To sit down, he says, is to grow old.

So, on a recent sunny but blustery fall day, he was lending a hand to the soybean harvest on the farm he once ran but is now operated by Kelly Thompson.

Thompson, 39, began working for Bartholomay in high school.

After more than two decades toiling alongside each other, Thompson describes the education he received from Bartholomay as extremely valuable.

And the help his mentor provides never stops, according to Thompson.

“I don’t know if farmers actually retire,” said Thompson, who credits Bartholomay with giving him a shot at a farming career that might not have been possible otherwise.

“Without that (kind of help) I don’t think you would start,” said Thompson, whose children call Bartholomay “Grandpa Lyle.”

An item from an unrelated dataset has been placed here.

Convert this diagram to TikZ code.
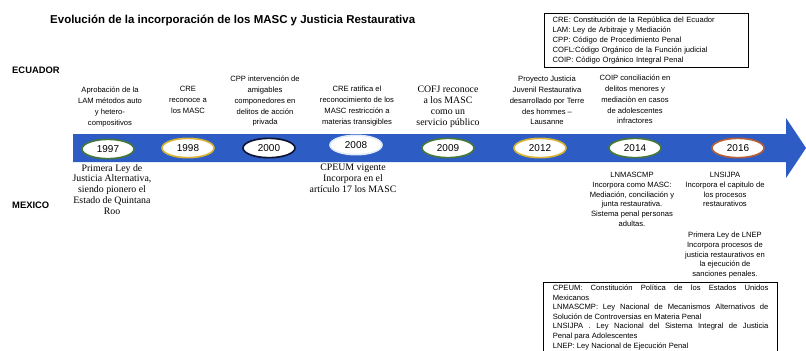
\documentclass[tikz,border=0pt]{standalone}
\usepackage{fontspec}
\setmainfont{Liberation Serif}
\setsansfont{Liberation Sans}
\usetikzlibrary{shapes.geometric}
\definecolor{bandblue}{RGB}{45,92,196}
\definecolor{ringgreen}{RGB}{70,120,60}
\definecolor{ringgold}{RGB}{215,180,50}
\definecolor{ringnavy}{RGB}{15,20,50}
\definecolor{ringpale}{RGB}{225,235,250}
\definecolor{ringbrown}{RGB}{180,95,55}
\tikzset{
  yearnode/.style={ellipse, draw=#1, line width=1.4pt, fill=white, minimum width=1.56cm, minimum height=0.58cm, inner sep=0pt, font=\sffamily\fontsize{8.5}{10}\selectfont},
  ecutext/.style={align=center, inner sep=0pt, anchor=north, font=\sffamily\fontsize{6.5}{9.2}\selectfont},
  mextext/.style={align=center, inner sep=0pt, anchor=north, font=\sffamily\fontsize{6.5}{8.3}\selectfont},
  sertext/.style={align=center, inner sep=0pt, anchor=north, font=\rmfamily\fontsize{8.4}{9.2}\selectfont},
  country/.style={anchor=west, inner sep=0pt, font=\sffamily\bfseries\fontsize{8}{10}\selectfont},
  legend/.style={draw, line width=0.8pt, anchor=north west, inner ysep=3pt, font=\sffamily\fontsize{6.5}{8.5}\selectfont, execute at begin node={\setlength{\parindent}{0pt}}}
}
\begin{document}
\begin{tikzpicture}[x=0.03cm, y=-0.03cm]
\useasboundingbox (0,0) rectangle (806,350);
\fill[bandblue] (73,134) -- (786,134) -- (786,118) -- (806,148) -- (786,178) -- (786,162) -- (73,162) -- cycle;
\node[anchor=west, inner sep=0pt, font=\sffamily\bfseries\fontsize{9.8}{12}\selectfont] (title) at (50,20) {Evolución de la incorporación de los MASC y Justicia Restaurativa};
\node[country] (ecu) at (12,70) {ECUADOR};
\node[country] (mex) at (12,205) {MEXICO};
\node[legend, text width=160pt, align=left, inner xsep=7pt] (eculeg) at (544,13) {CRE: Constitución de la República del Ecuador\\LAM: Ley de Arbitraje y Mediación\\CPP: Código de Procedimiento Penal\\COFL:Código Orgánico de la Función judicial\\COIP: Código Orgánico Integral Penal};
\node[yearnode=ringgreen] (y1997) at (108,149) {1997};
\node[yearnode=ringgold] (y1998) at (188,148) {1998};
\node[yearnode=ringnavy] (y2000) at (269,148) {2000};
\node[yearnode=ringpale] (y2008) at (356,145) {2008};
\node[yearnode=ringgreen] (y2009) at (448,148) {2009};
\node[yearnode=ringgold] (y2012) at (540,148) {2012};
\node[yearnode=ringgreen] (y2014) at (635,148) {2014};
\node[yearnode=ringbrown] (y2016) at (738,148) {2016};
\node[ecutext] (e1997) at (110,87) {Aprobación de la\\LAM métodos auto\\y hetero-\\compositivos};
\node[ecutext] (e1998) at (188,86) {CRE\\reconoce a\\los MASC};
\node[ecutext] (e2000) at (265,76) {CPP intervención de\\amigables\\componedores en\\delitos de acción\\privada};
\node[ecutext] (e2008) at (357,86) {CRE ratifica el\\reconocimiento de los\\MASC restricción a\\materias transigibles};
\node[sertext] (e2009) at (448,86) {COFJ reconoce\\a los MASC\\como un\\servicio público};
\node[ecutext] (e2012) at (547,76) {Proyecto Justicia\\Juvenil Restaurativa\\desarrollado por Terre\\des hommes –\\Lausanne};
\node[ecutext] (e2014) at (635,75) {COIP conciliación en\\delitos menores y\\mediaciòn en casos\\de adolescentes\\infractores};
\node[sertext] (m1997) at (112,164) {Primera Ley de\\Justicia Alternativa,\\siendo pionero el\\Estado de Quintana\\Roo};
\node[sertext] (m2008) at (353,164) {CPEUM vigente\\Incorpora en el\\artículo 17 los MASC};
\node[mextext] (m2014) at (632,172) {LNMASCMP\\Incorpora como MASC:\\Mediación, conciliación y\\junta restaurativa.\\Sistema penal personas\\adultas.};
\node[mextext] (m2016) at (725,172) {LNSIJPA\\Incorpora el capitulo de\\los procesos\\restaurativos};
\node[mextext] (m2016b) at (725,232) {Primera Ley de LNEP\\Incorpora procesos de\\justicia restaurativos en\\la ejecución de\\sanciones penales.};
\node[legend, text width=184pt, align=justify, inner xsep=8pt, inner ysep=2pt, font=\sffamily\fontsize{6.5}{8.2}\selectfont] (mexleg) at (543,282) {CPEUM: Constitución Política de los Estados Unidos\linebreak Mexicanos\par LNMASCMP: Ley Nacional de Mecanismos Alternativos de\linebreak Solución de Controversias en Materia Penal\par LNSIJPA . Ley Nacional del Sistema Integral de Justicia\linebreak Penal para Adolescentes\par LNEP: Ley Nacional de Ejecución Penal};
\end{tikzpicture}
\end{document}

Bartholomay isn’t the only retired farmer who finds the siren song of chugging tractors and churning combines hard to resist.

No chairs, please

Ron Larson, who turned 80 this summer, keeps his phone close and waits expectantly for the call asking him to come drive truck for the fall harvest near Evansville.

A career long-haul trucker as well as a farmer, Larson started to rent his farm out about 15 years ago.

Three years ago, he decided it was time to hang it all up and retire.

That gave him the opportunity to “monkey around” with his tractor collection, but he found he still had lots of time on his hands.

Then he was talking to a farmer one day and asked the farmer if he needed help during the fall harvest.

The farmer said yes and Larson spent the last several autumns behind the wheel of a truck hauling soybeans and corn.

“I kind of like driving truck. I miss that,” said Larson, who offered a perspective on what it takes to be happily retired.

“It’s not to go sit in a chair and quit everything,” he said. “You gotta be able to get up and move around.”

At 87, Marvin Mahler wonders if it isn’t time to slow down a little.

“I don’t want to brag, but this is my 75th year that I’ve plowed,” said Mahler, who can still recall the first time he used a plow to work the land.

“My dad got me on the plow with three horses and I plowed the farm that fall.

“I was 12 years old and I’ve done it ever since,” said Mahler, who expects that after this year’s harvest he’ll again be tilling the fields on the farm near Fergus Falls, where he was born.

Early to rise

These days, Mahler rents the land to Holly and Brad Bilden, who grow corn, beans and hay.

“He (Mahler) needed something to do when he retired, so he drove tractor for us,” Holly Bilden said, adding that Mahler does the spring and fall plowing.

“He’s there at 6 o’clock in the morning and he leaves at 8, 9 o’clock at night. He’s pretty much like a grandpa to us,” added Bilden, who said Mahler also is a skilled craftsman who is adept at building miniature farm and ranch equipment out of wood.

“He just made us this beautiful cattle trailer to display at our place. He makes excavating equipment with all moving parts. It’s amazing what he does,” she said.

Whether it’s helping out with the harvest, or doing any of the countless number of other jobs a farmstead demands, Thompson said working with a more experienced farmer has helped him see that when it comes to working the land, “there’s a position there for a lifetime.”

His friend and mentor admits to being busier now than when he was farming full time.

“I’ll probably never quit helping,” Bartholomay confessed.

“I love to see plants grow,” he added, describing a process that starts with planting, followed by anxious waiting as the crops grow.

“And then, finally, harvest is there,” Bartholomay said.

“You gotta be on the ball for sure, then,” he added.